I'm struggling today. I'm trying to work but I really can't get going with it. The deadline is 8 October so I better get a weaving. I'll think some more this week and spring into action from Monday. The problem is my mind is elsewhere.
I'm worrying about the whole downsizing and de-cluttering process. The house sale is a real concern, I'm fearful that I'm not going to get enough to buy a decent place. I know most potential buyers are looking for a cheap purchase, which is understandable. My fear is that I will be falling short of what I need to do what has to be done.
The pressure is just building and building from all angles, work and domestic. I need to try and take a step back to gather my mental resources but it just seems there is no chance to do that and no-one to turn to.
Part of the problem is I'm still over-analysing everything. By trying to cover every angle in my head I end up going round in circles.
Basically:
1. Sell the house for the maximum possible.
2. Pay off what needs to be paid.
3. Divide what's left.
4. Find somewhere new to live.
Simple. 
Another area of concern is the de-cluttering, it's like one of those children's puzzles where you have move the tiles to get the empty square into the top corner. Each time one item or box is moved another appears to take its place and confuse the issue.
There are 4 elements to the puzzle:
1. Stuff to be thrown out.
2. Stuff to be self-stored for evaluation later
3. Stuff to be sold
4. Stuff to go into storage for the new place.
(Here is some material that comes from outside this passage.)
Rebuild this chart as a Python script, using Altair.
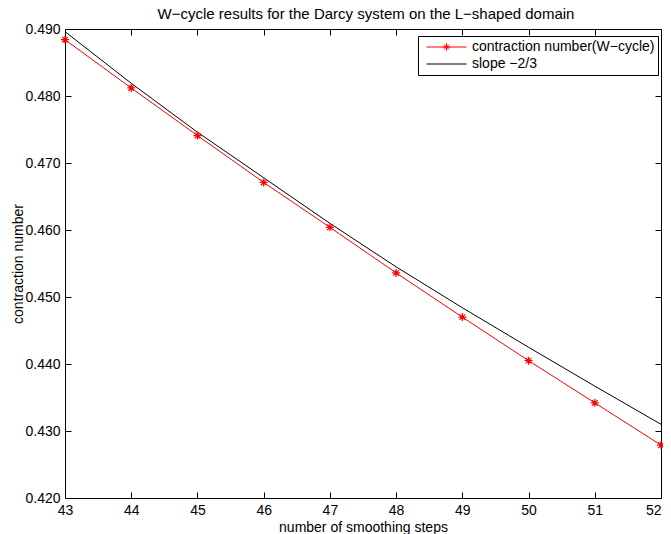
import altair as alt
import pandas as pd

steps = [43, 44, 45, 46, 47, 48, 49, 50, 51, 52]
contraction = [0.4884, 0.4812, 0.4741, 0.4671, 0.4604, 0.4536, 0.4470, 0.4405, 0.4342, 0.4279]
slope_ref = [0.4896, 0.4819, 0.4746, 0.4678, 0.4610, 0.4545, 0.4484, 0.4425, 0.4367, 0.4310]
series_names = ["contraction number(W\u2212cycle)", "slope \u22122/3"]
series_colors = ["#ff0000", "#000000"]
x_ticks = [43, 44, 45, 46, 47, 48, 49, 50, 51, 52]
y_ticks = [0.42, 0.43, 0.44, 0.45, 0.46, 0.47, 0.48, 0.49]

FONT = "Liberation Sans"
FS = 14
ASTERISK = "M0,-1L0,1M-1,0L1,0M-0.7,-0.7L0.7,0.7M-0.7,0.7L0.7,-0.7"
LEG_RED = "M-1,0L1,0M0,-0.19L0,0.19M-0.19,0L0.19,0M-0.13,-0.13L0.13,0.13M-0.13,0.13L0.13,-0.13"
LEG_BLACK = "M-1,0L1,0"

df = pd.DataFrame({"steps": steps, "contraction": contraction, "slope": slope_ref})
legend_df = pd.DataFrame({"series": series_names})

xscale = alt.Scale(domain=[43, 52], nice=False, zero=False)
yscale = alt.Scale(domain=[0.42, 0.49], nice=False, zero=False)

x_bottom = alt.X("steps:Q", scale=xscale,
                 axis=alt.Axis(orient="bottom", values=x_ticks, format="d", offset=-6, tickSize=6,
                               domain=False, grid=False, labelPadding=5, labelFlush=False,
                               labelAlign={"condition": {"test": "datum.value >= 52", "value": "right"},
                                           "value": "center"},
                               labelOverlap=False, title="number of smoothing steps", titlePadding=3))
y_left = alt.Y("contraction:Q", scale=yscale,
               axis=alt.Axis(orient="left", values=y_ticks, format=".3f", offset=-6, tickSize=6,
                             domain=False, grid=False, labelPadding=5, labelFlush=False,
                             labelOverlap=False, title="contraction number", titlePadding=-1))
x_top = alt.X("steps:Q", scale=xscale,
              axis=alt.Axis(orient="top", values=x_ticks, offset=-6, tickSize=6, domain=False,
                            grid=False, labels=False, title=None))
y_right = alt.Y("slope:Q", scale=yscale,
                axis=alt.Axis(orient="right", values=y_ticks, offset=-6, tickSize=6, domain=False,
                              grid=False, labels=False, title=None))

red_line = alt.Chart(df).mark_line(color="#ff0000", strokeWidth=1).encode(x=x_bottom, y=y_left)
red_pts = alt.Chart(df).mark_point(shape=ASTERISK, size=64, filled=False, color="#ff0000",
                                   strokeWidth=1.2, opacity=1).encode(
    x=alt.X("steps:Q", scale=xscale, axis=None),
    y=alt.Y("contraction:Q", scale=yscale, axis=None))
black_line = alt.Chart(df).mark_line(color="#000000", strokeWidth=1).encode(x=x_top, y=y_right)

leg = alt.Legend(orient="none", legendX=353, legendY=7, title=None, symbolSize=1600,
                 symbolStrokeWidth=1, symbolOpacity=1, clipHeight=16, labelFont=FONT,
                 labelFontSize=FS, labelColor="black", labelOffset=5, labelLimit=400, padding=3,
                 symbolOffset=5, rowPadding=1, strokeColor="black", fillColor="white",
                 cornerRadius=0)
legend_layer = alt.Chart(legend_df).mark_point(opacity=0, filled=False).encode(
    color=alt.Color("series:N", scale=alt.Scale(domain=series_names, range=series_colors), legend=leg),
    shape=alt.Shape("series:N", scale=alt.Scale(domain=series_names, range=[LEG_RED, LEG_BLACK]), legend=leg),
)

chart = alt.layer(black_line, red_line, red_pts, legend_layer).resolve_axis(
    x="independent", y="independent"
).properties(
    width=596, height=469,
    background="white",
    title=alt.TitleParams("W\u2212cycle results for the Darcy system on the L\u2212shaped domain",
                          font=FONT, fontSize=15, fontWeight="normal", color="black", offset=0,
                          anchor="middle", dx=3),
    autosize=alt.AutoSizeParams(type="none"),
    padding={"left": 57, "top": 21, "right": 2, "bottom": 40},
).configure_view(stroke="black", strokeWidth=1).configure_axis(
    labelFont=FONT, labelFontSize=FS, labelColor="black", titleFont=FONT, titleFontSize=FS,
    titleFontWeight="normal", titleColor="black", tickColor="black", tickWidth=1,
)

chart.save("out.html", embed_options={"renderer": "svg", "actions": False})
I'm not sure where to go because step one is obscured by steps 2-4.
Not to mention the future of the poor kitties!
I give up. My brain hurts and I wish I could just walk away from the whole thing.
Sorry for the miserable rant but this is the best outlet I have. Feel free to ignore all of the above. I just needed to get it out of my system.
Back to work now.
 

1 comment:

  1. Give me a shout if you need any advice on selling stuff. I'm quite experienced at that sort of thing.